Honda i Nissan: Czy czeka nas nowa era kultowych sportowych modeli?
Co słychać u Hondy i Nissana?
Wygląda na to, że plany fuzji Hondy i Nissana to już przeszłość. Ale spokojnie, nie wszystko stracone! Choć rozmowy o połączeniu firm wyblakły, to jednak nie zamykają drzwi do przyszłej współpracy. Wiceprezes Nissana, Ponz Pandikuthira, zapewnia, że ten rozdział w historii obu marek wciąż ma szansę na kontynuację. Jak to mówią, nadzieja umiera ostatnia!
Współpraca, która może przynieść owoce
W rozmowie z portalem The Drive, Pandikuthira zaznaczył, że partnerstwo, które zostało potwierdzone umową w sierpniu ubiegłego roku, nadal trwa. Co prawda fuzja jest już mało realna, ale współpraca, zwłaszcza w kontekście tworzenia nowych wersji NSX-a i GT-R-a, wciąż jest na stole. A to dla nas, fanów motoryzacji, brzmi jak muzyka dla uszu!
- NSX – legenda, ale z nowym napędem elektrycznym.
- GT-R – powrót z hybrydowym silnikiem.
- Wspólna platforma – marzenie, które może się spełnić.
Co mówią plotki?
Pandikuthira nie ukrywa, że rozmowy z Hondą trwają, a ich kierunek jest obiecujący. W zeszłym roku przedstawiciele Acury, submarki Hondy, zapowiedzieli, że sportowy samochód elektryczny „w stylu NSX” znajdzie się w produkcji. A co z GT-R-em? Podczas targów w Nowym Jorku usłyszeliśmy, że powrót tego kultowego modelu zaplanowano na 3-5 lat. Może więc zbliża się czas, w którym obie marki uraczą nas czymś naprawdę wyjątkowym!

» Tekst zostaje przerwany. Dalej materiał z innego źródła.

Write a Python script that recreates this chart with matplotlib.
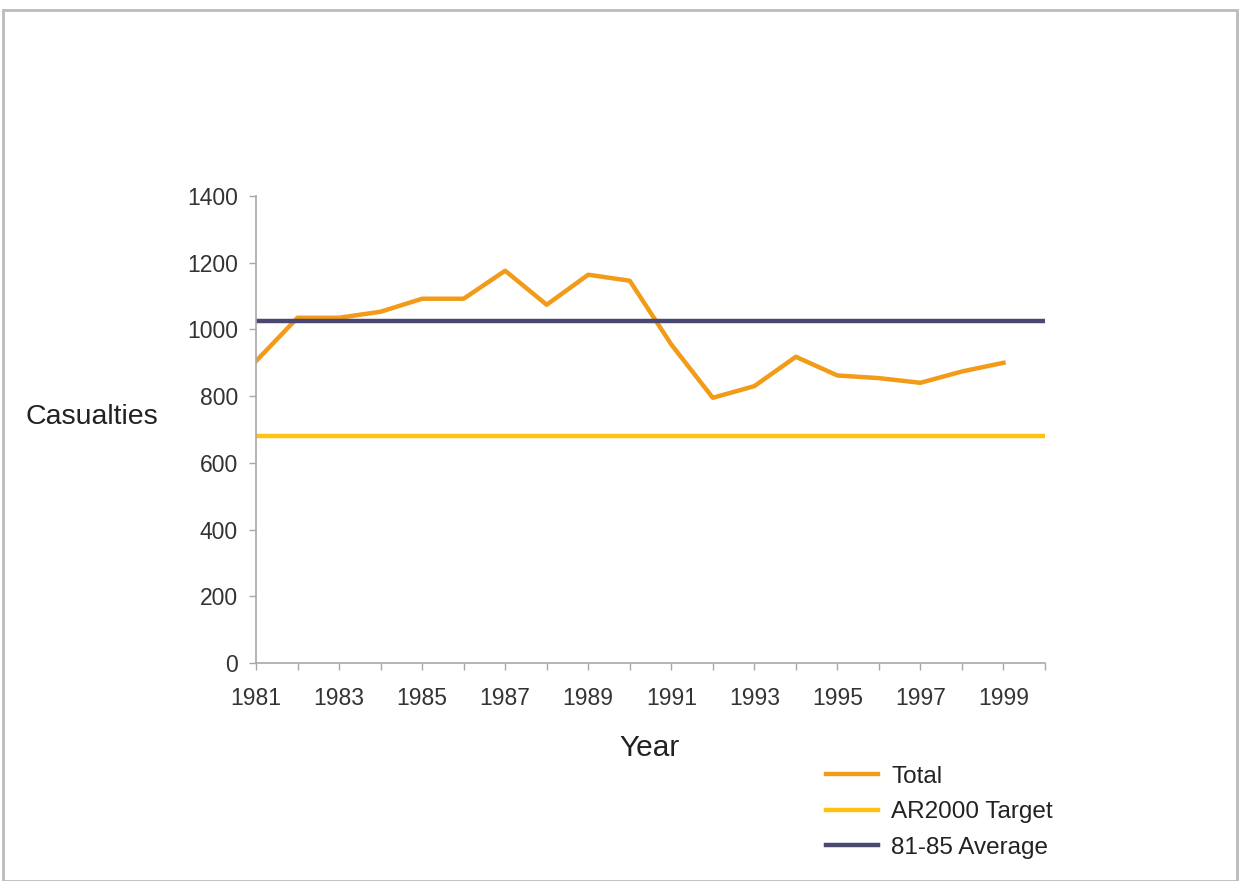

Tożsamość, tożsamość, tożsamość!
Oczywiście, Pandikuthira z wielką ostrożnością podchodzi do tych zapowiedzi. Podkreśla, że przy tworzeniu nowych modeli kluczowe będzie zachowanie ich tożsamości. NSX to superlekki, precyzyjny samochód, a GT-R to brutalny, ale wyrafinowany pojazd. Jak mówi, „nie można tego zepsuć”!
Fani JDM w gotowości!
Fani japońskiej motoryzacji zacierają ręce na myśl o powrocie NSX-a i GT-R-a. Już wcześniej obydwa modele wracały na rynek, chociaż nie zawsze z sukcesem. NSX z 2016 roku, choć piękny, dla wielu okazał się rozczarowaniem. Z kolei GT-R zdobył miano jednego z najlepszych osiągnięć w historii japońskiej motoryzacji. Jeśli nowa generacja obu modeli rzeczywiście powstanie, mamy nadzieję, że będą one na miarę swoich legendarnych poprzedników!
Więc co dalej? Czekajmy na wieści, bo przyszłość Hondy i Nissana może być naprawdę ekscytująca!